THE DEVIL IS IN THE DETAILS

This blog heading is colloquially true, especially when it comes to Investment Adviser contracts.  A recent review of compliance violations found- first of all- that 22% of advisers didn’t have contracts with their clients.  A contract isn’t required unless a fee of some kind is collected from or owed by a client.  So if you are paying a fee of any kind- flat, hourly, percent of assets, performance based -a contract is required.

So what devilish details should you watch for in an advisory contractual relationship?  Here’s a short list:

  • First and foremost:  The absence of a contract altogether!  Do you really want to work with and pay someone without formalizing rights and expectations on paper?

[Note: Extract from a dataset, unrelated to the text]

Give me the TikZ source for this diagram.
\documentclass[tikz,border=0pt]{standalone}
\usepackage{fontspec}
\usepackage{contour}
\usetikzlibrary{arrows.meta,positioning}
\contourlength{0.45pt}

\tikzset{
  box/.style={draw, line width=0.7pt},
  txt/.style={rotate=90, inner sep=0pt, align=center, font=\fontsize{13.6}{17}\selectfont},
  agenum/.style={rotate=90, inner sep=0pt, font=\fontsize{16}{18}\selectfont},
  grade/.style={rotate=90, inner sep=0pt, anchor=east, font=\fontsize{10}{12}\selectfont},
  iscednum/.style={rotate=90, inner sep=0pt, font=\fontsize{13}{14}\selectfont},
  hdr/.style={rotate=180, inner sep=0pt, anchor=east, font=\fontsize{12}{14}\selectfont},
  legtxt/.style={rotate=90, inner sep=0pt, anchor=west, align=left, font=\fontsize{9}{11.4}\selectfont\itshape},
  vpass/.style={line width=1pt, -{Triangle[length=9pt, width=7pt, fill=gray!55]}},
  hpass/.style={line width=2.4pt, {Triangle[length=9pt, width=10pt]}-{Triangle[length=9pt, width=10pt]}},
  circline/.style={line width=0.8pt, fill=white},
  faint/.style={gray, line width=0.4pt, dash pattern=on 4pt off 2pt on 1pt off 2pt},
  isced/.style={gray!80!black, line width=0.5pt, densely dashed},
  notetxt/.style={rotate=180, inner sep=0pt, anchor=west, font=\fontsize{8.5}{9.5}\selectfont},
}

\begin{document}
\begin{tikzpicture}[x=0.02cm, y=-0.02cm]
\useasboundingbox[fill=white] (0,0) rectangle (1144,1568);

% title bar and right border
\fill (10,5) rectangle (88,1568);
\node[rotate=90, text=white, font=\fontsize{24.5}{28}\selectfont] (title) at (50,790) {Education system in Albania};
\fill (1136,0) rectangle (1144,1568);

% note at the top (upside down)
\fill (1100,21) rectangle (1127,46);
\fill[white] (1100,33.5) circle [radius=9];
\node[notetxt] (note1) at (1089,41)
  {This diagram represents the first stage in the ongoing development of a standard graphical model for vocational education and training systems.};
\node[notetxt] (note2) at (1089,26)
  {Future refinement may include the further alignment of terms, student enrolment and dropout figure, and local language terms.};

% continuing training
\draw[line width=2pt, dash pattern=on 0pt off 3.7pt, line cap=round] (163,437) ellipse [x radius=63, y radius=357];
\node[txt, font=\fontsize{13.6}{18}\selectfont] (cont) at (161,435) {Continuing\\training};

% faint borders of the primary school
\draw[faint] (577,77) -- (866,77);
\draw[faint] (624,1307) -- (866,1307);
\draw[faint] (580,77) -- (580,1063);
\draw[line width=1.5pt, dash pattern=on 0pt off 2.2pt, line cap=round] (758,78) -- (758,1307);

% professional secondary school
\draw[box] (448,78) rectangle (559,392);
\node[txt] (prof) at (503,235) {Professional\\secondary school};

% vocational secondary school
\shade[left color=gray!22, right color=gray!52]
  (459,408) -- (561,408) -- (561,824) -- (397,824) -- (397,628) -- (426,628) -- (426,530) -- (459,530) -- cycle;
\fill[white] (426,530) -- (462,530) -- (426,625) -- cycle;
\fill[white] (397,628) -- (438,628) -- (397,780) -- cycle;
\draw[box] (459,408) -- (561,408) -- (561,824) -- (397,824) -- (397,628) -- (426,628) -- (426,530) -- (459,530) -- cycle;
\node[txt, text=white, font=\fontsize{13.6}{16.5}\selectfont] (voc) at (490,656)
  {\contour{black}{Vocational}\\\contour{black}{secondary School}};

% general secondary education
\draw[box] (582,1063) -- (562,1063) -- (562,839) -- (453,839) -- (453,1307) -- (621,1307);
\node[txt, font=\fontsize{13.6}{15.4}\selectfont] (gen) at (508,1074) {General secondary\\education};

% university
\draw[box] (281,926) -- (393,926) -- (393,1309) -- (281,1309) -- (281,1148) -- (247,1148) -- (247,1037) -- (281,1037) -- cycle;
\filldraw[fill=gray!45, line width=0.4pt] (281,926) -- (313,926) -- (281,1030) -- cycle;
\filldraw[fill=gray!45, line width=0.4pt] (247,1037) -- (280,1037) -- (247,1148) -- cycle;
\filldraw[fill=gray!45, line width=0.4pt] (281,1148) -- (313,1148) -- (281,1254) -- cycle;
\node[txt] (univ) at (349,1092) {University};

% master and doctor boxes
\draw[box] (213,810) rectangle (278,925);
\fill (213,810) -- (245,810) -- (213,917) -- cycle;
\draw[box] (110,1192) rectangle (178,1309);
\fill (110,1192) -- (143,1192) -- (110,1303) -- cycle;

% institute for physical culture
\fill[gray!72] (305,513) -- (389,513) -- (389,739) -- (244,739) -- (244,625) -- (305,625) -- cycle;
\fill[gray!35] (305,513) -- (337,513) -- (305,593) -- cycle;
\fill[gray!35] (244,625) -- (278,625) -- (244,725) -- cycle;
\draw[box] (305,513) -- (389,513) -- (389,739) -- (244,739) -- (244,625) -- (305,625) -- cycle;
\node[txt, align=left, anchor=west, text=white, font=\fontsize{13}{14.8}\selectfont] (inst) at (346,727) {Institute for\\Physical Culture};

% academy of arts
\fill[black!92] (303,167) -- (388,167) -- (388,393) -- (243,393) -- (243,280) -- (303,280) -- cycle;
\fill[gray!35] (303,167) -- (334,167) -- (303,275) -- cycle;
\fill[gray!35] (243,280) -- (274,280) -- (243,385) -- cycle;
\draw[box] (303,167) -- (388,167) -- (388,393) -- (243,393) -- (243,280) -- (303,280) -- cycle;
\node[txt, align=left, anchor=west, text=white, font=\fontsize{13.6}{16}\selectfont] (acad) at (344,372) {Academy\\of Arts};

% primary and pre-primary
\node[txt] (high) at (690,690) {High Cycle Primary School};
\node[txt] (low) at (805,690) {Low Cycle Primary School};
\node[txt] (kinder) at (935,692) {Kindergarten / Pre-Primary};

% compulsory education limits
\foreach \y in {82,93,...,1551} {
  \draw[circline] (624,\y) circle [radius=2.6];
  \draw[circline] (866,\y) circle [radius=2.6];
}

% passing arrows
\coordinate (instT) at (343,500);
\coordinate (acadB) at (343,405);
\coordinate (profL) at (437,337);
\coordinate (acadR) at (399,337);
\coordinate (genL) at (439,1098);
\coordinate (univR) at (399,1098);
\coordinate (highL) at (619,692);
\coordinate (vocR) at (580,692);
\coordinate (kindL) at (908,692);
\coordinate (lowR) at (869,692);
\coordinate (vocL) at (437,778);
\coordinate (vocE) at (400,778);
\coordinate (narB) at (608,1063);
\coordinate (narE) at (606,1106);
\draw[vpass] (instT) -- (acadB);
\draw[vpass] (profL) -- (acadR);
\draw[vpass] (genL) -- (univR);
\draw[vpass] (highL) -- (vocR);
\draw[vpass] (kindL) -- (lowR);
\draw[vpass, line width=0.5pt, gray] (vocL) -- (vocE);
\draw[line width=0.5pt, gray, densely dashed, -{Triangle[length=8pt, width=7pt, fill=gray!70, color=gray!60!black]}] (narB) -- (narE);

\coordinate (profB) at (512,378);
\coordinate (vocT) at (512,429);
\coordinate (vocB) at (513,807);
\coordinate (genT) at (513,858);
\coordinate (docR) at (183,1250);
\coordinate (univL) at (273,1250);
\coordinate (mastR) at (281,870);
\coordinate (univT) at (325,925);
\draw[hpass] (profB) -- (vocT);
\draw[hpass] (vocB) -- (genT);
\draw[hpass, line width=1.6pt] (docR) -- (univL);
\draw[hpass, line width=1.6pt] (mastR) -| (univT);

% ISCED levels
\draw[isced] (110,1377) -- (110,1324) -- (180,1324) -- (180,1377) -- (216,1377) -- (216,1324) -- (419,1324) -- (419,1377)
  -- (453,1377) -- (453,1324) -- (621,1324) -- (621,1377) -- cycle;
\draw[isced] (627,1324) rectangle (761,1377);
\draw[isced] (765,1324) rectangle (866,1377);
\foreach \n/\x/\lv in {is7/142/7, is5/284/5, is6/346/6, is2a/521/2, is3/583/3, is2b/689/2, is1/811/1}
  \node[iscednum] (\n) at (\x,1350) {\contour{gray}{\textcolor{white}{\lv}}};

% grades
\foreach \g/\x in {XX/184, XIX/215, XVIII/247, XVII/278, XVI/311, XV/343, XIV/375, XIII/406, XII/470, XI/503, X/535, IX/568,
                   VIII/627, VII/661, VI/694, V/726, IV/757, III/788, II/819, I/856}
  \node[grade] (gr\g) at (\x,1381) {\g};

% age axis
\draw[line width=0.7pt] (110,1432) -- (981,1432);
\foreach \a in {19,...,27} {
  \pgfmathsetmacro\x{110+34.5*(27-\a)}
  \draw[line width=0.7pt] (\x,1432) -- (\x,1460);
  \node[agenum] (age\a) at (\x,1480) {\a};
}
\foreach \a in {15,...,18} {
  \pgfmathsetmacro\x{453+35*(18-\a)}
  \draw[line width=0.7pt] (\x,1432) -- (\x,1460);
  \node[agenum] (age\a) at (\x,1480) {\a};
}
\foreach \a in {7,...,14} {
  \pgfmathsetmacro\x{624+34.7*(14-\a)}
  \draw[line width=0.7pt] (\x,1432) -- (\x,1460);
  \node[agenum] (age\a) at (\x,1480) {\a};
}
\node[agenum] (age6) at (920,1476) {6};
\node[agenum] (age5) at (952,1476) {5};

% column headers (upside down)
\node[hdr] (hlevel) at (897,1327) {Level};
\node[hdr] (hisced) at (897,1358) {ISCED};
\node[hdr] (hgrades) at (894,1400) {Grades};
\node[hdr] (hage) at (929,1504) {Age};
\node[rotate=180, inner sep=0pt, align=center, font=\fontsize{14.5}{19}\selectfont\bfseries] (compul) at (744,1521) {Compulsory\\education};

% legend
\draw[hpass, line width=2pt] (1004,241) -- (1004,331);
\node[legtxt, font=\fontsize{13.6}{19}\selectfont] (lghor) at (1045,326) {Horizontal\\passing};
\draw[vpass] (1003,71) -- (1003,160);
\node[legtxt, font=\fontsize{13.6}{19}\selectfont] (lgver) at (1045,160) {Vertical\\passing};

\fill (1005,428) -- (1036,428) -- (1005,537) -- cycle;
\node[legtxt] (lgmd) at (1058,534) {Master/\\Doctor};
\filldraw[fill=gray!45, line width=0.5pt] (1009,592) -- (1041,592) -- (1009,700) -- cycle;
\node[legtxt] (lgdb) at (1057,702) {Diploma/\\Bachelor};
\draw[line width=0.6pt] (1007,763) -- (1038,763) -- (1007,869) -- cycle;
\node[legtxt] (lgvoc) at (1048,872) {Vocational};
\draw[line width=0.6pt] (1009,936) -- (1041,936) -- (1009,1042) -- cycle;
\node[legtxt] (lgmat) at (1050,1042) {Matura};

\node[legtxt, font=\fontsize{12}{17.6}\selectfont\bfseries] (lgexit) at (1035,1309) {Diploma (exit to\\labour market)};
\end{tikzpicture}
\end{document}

  • Any provision that compensates the adviser based on “a share of capital gains upon, or capital appreciation of, the funds- or any portion of the funds -of the client. (Sec. 205(a)(1) of the Investment Advisers Act).  I see these so-called performance fees in contracts all the time.

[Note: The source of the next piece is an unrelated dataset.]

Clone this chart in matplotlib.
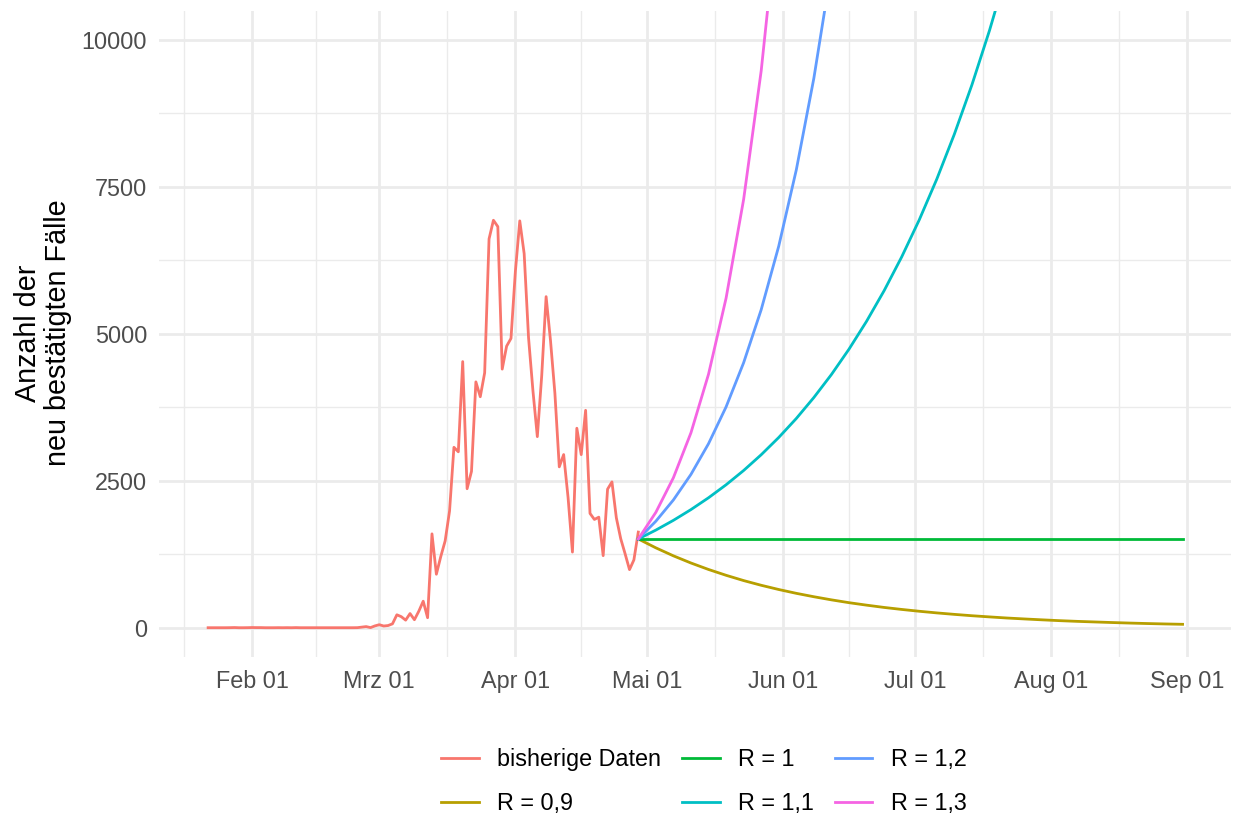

  • Mandatory arbitration clauses.  These have become so common that the average person doesn’t blink an eye signing them.  By doing so, you’re giving up- in most cases -the right to sue individually or to be party to a class action against the adviser.  My contract only has a voluntary mediation clause; we agree to sit down and talk about a dispute before consigning our souls to the lawyers.  Never had to use it.
  • Be aware of with whom it is you’re actually contracting.  Is it the adviser himself or some obscure LLC or other obfuscatory entity that your adviser can hide behind?  My clients contract with me, and only me, directly.